Will the new Kindle put books on the endangered species list?

Posted by andreaitis on May 5, 2009

On Wednesday, Jeff Bezos will unveil the Amazon Kindle DX.   There has been much speculation and hype about the DX, including the question that has quickly turned trite:  Will this save newspapers?   A silly question, really, because A) it won’t,  the point of the Kindle is that it’s paper-free and  2) newspapers are long past saving, at least  in their current state.   What about the other question that has also quickly turned trite: Can it save the news industry?  Well, no…but it can provide an outlet for additional reach and experimentation with revenue models.

There is some potential here.  The DX has  a 9.7-inch display (the current Kindle is a six-inch unit), a built-in PDF reader, and the ability to add notes and highlights.  Engadget is reporting that the New York Times will offer a $9.95 / month subscription, a little lower than the current $13.99.

But one of the more interesting angles here is that the Kindle could become the new super-charged textbook on college campuses, saving students time, money and back-aches from dragging around backpacks that weigh more than a keg.   And if it works for college students, the trickle-down effect could lead to Kindles in the Kindergarten class.  Forget newspapers…could this be the end of good old-fashioned books?

Amazon Kindle

Chief information officer for Cleveland-based Case Western Reserve University — the college whose president will be taking the stage with Jeff Bezos — Lev Gonick said select students are being issued the new, larger screen Kindles (doesn’t specify DX) in the fall semester with pre-installed textbooks for chemistry, computer science and a freshman seminar.

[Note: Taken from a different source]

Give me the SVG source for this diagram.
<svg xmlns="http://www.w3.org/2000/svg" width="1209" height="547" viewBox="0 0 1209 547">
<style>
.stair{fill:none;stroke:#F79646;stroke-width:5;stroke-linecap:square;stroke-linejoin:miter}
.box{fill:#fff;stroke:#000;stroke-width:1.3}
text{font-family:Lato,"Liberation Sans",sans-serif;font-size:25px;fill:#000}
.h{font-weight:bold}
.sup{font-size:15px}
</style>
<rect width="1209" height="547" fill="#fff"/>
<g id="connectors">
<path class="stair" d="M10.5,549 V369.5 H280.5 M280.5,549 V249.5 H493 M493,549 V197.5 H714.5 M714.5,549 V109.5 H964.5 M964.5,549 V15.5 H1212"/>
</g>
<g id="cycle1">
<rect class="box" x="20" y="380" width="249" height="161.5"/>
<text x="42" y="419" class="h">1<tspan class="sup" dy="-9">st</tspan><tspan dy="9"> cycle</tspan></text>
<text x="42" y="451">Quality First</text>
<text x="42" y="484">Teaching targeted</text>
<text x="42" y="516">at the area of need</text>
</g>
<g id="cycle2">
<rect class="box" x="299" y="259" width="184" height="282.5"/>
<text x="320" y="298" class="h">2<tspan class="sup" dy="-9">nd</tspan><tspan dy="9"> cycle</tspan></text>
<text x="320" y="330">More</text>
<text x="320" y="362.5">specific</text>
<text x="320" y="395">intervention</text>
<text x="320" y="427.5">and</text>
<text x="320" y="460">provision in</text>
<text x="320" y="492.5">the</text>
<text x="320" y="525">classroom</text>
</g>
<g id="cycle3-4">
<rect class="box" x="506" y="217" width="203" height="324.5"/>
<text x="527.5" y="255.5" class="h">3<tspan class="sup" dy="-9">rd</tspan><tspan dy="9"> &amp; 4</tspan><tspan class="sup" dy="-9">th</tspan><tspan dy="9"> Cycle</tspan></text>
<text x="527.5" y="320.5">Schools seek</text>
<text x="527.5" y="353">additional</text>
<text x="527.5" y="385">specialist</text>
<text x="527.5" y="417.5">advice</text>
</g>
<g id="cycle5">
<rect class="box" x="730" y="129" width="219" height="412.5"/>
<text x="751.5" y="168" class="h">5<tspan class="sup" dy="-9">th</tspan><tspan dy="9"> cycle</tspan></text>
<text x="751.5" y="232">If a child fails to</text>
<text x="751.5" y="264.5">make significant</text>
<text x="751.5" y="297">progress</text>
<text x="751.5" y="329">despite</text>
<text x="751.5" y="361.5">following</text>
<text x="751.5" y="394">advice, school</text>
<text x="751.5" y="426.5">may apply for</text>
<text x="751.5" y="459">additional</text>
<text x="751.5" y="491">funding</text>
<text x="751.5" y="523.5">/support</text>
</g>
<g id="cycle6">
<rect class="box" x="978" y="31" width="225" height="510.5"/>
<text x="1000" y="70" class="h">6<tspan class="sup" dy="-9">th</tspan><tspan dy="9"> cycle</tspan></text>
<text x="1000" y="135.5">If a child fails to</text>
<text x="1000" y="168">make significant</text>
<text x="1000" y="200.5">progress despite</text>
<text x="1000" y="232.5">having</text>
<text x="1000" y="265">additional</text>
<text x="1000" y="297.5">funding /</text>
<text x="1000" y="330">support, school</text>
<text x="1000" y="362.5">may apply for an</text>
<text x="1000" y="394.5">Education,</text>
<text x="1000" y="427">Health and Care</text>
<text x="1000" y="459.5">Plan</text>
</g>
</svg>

Five other universities including Pace, Princeton, Reed, Arizona State, and Darden School at the University of Virginia are also said to be signed up for the trial.

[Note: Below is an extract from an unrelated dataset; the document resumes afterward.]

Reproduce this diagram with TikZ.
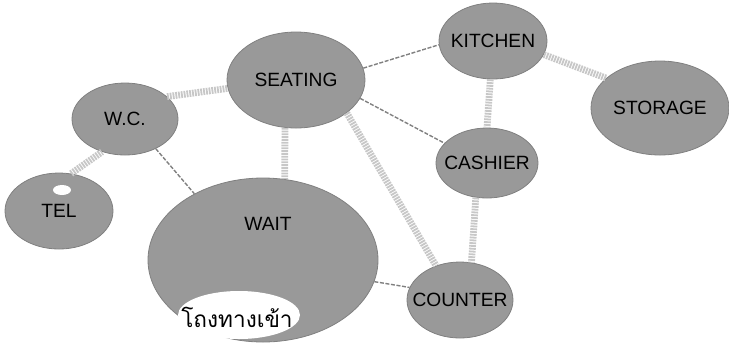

Amazon Kindle DX to feature 9.7-inch display? Update: Pictures!


4 Responses to “Will the new Kindle put books on the endangered species list?”

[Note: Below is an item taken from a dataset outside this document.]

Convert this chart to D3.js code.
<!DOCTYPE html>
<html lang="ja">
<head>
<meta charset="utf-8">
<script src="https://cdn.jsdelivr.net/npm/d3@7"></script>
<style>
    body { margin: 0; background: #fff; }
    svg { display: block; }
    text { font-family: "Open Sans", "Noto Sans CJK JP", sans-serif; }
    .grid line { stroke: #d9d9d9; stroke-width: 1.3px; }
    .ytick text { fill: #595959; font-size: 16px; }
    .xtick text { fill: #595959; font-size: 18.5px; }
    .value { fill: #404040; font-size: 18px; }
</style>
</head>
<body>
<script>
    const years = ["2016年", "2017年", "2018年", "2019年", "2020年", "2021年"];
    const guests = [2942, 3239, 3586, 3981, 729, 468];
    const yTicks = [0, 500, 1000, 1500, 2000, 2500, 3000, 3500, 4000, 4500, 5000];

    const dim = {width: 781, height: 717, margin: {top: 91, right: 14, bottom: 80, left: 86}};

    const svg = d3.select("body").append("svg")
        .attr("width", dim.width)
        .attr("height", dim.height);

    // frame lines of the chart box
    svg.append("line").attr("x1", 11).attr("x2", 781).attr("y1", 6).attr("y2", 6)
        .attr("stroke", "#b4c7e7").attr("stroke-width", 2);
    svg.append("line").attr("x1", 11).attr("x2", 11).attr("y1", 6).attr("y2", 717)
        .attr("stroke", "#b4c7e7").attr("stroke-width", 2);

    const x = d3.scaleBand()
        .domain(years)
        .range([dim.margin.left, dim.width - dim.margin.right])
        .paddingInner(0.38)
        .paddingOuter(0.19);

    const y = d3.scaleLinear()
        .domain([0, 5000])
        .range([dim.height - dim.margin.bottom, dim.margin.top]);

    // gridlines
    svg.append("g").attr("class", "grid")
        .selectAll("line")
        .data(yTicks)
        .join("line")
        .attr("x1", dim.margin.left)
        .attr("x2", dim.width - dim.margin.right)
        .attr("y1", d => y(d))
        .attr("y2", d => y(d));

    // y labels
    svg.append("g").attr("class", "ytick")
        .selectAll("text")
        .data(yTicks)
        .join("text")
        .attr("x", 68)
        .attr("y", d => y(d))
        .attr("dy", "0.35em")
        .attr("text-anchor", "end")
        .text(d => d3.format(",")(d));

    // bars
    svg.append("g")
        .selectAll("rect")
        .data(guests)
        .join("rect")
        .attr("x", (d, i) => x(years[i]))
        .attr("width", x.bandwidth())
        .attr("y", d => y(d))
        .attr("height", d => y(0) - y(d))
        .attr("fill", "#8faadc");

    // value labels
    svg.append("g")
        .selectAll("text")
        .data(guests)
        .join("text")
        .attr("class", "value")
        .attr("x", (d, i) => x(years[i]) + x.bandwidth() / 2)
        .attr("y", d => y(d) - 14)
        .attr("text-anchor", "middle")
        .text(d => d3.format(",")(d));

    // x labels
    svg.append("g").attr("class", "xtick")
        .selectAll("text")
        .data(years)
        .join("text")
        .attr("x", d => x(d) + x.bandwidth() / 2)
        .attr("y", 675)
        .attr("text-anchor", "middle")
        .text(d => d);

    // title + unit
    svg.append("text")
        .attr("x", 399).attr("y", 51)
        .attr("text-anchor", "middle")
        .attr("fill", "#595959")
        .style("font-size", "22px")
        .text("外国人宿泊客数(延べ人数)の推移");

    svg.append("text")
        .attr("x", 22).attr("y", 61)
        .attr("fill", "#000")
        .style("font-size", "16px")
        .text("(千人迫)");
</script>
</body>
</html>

  1. Here’s another Kindle review:


    For the life of me I don’t understand why they haven’t gone color yet. I’ve used a friend’s Kindle and frankly it feels as update as using an Apple Newton.

  2. wfriedwald said

    the kindle is NOT exactly a literary version of the iPod/iPhone – for me the dealbreaker is that you CAN take your existing CD collection and easily put it on your iPod. However, you can NOT do the same thing with your book collection – is even possible, with great difficulty even, to “transfer” a printed book to an electronic format? So you’re forced to buy something from their stores in their format… if the price of the kindle included copies of every book I own, I would buy one!

  3. andreaitis said

    Good point, but I think of the Kindle as the shape of things to come. Imagine how our libraries might transform or how our children will learn to read. Moving forward, it becomes a different experience for us, both in the way we spend and the way we consume.